Friday, January 25, 2013
More on Churchland
Continuing from the previous post, in this article she also discusses free will in the context of self control. It is an adaptive mechanism not limited to humans. She said:
“When the very abstract question of free will is put in this context, I am no longer sure exactly what the question is. If it means can we have self-control, then obviously the answer is yes. If it means can we create a choice with no causal antedecent, in all probability the answer is no.”
I’m guessing there are those who make such a claim for the second type of free will, but I am not one of them. Hence I’m referring to it as a means of self control and executive or top-down decision making. She further notes that executive control is also a key part of social mores.
In this article on conscious and unconscious control she reiterates what Eagleman said in Incognito, that quite a bit of control is handled unconsciously. Like him she gave the example of skills once learned, how they then operate automatically. What she didn’t discuss was that those skills required conscious control in the learning process. The same goes for learning social mores or learning anything, for that matter. And that when we must learn new data the conscious control aspect again comes to the fore.

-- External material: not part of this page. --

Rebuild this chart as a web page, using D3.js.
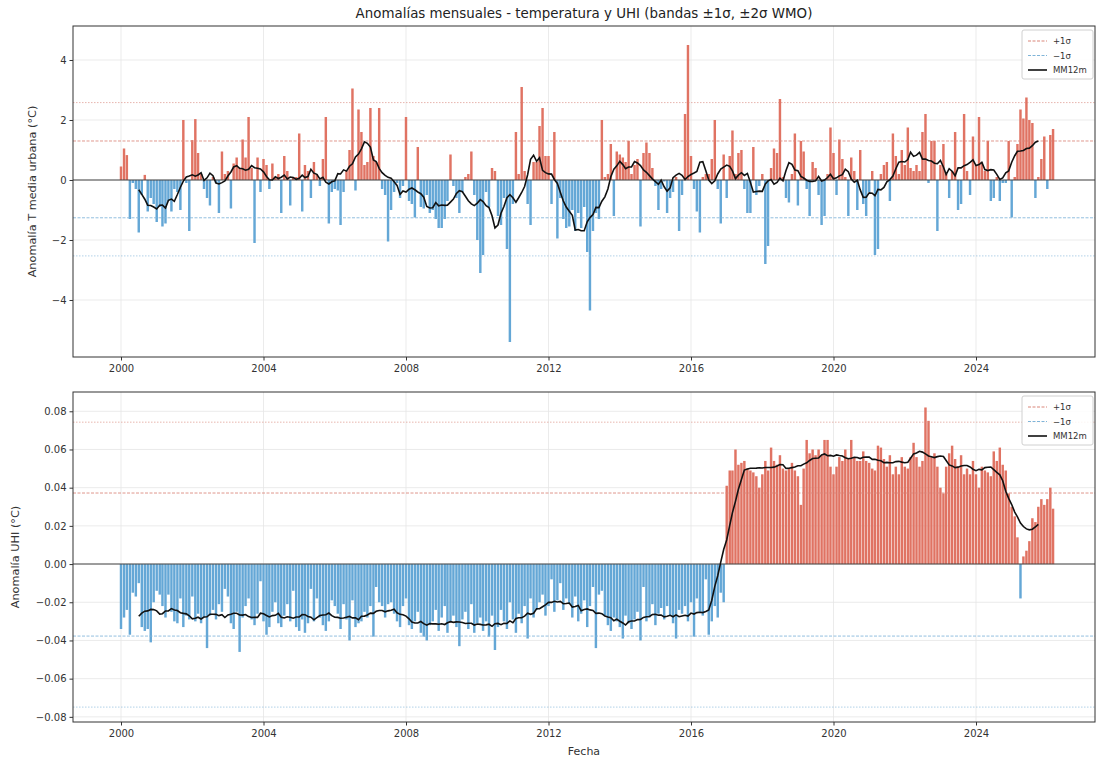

In the last section of the article (p. 346) she said:
“To be clear, we are not advancing the radical thesis that there is no such thing as consciousness or conscious control. The main point of this article is rather that although consciousness – for instance of goals and what the neo-Kantian would call ‘reasons’ – does sometimes have an important role in control, it is not required for control. Nonconscious control can be – and frequently is – exercised, and this control can be
every bit as genuine as the conscious variety.”
Of course it can, but she doesn’t focus on the conscious aspects of control because it is not part of her agenda. She then admits that research to date is scant on the interaction of conscious and unconscious control, and conscious control is not well understood. Well duh, no wonder if neuroscience researchers are agog with unconsciousness and too busy debunking consciousness. The good news is that there is an entire field called decision neuroscience that is examining the basis of conscious control. Yet we don’t hear that much about it, if at all, from the eliminative reductionist circles.
As to the issue of emergence, in this article she describes it as follows:
“By emergent property, I do not mean anything spooky or metaphysical. I merely mean that the property is a function of both the intrinsic properties of neurons in the network and the dynamics of their interactions. I mean it is a network property. The network provides the neural mechanism whereby the phenomenon is produced” (108).
Which is how I’ve been using it term, not as some disembodied Platonic ideal. Anyone who has read this blog at all knows I’ve railed against such idealism from the get go. Earlier in the article she notes that morality itself emerges from earlier structures but was an advance into network properties beyond the earlier structures (96).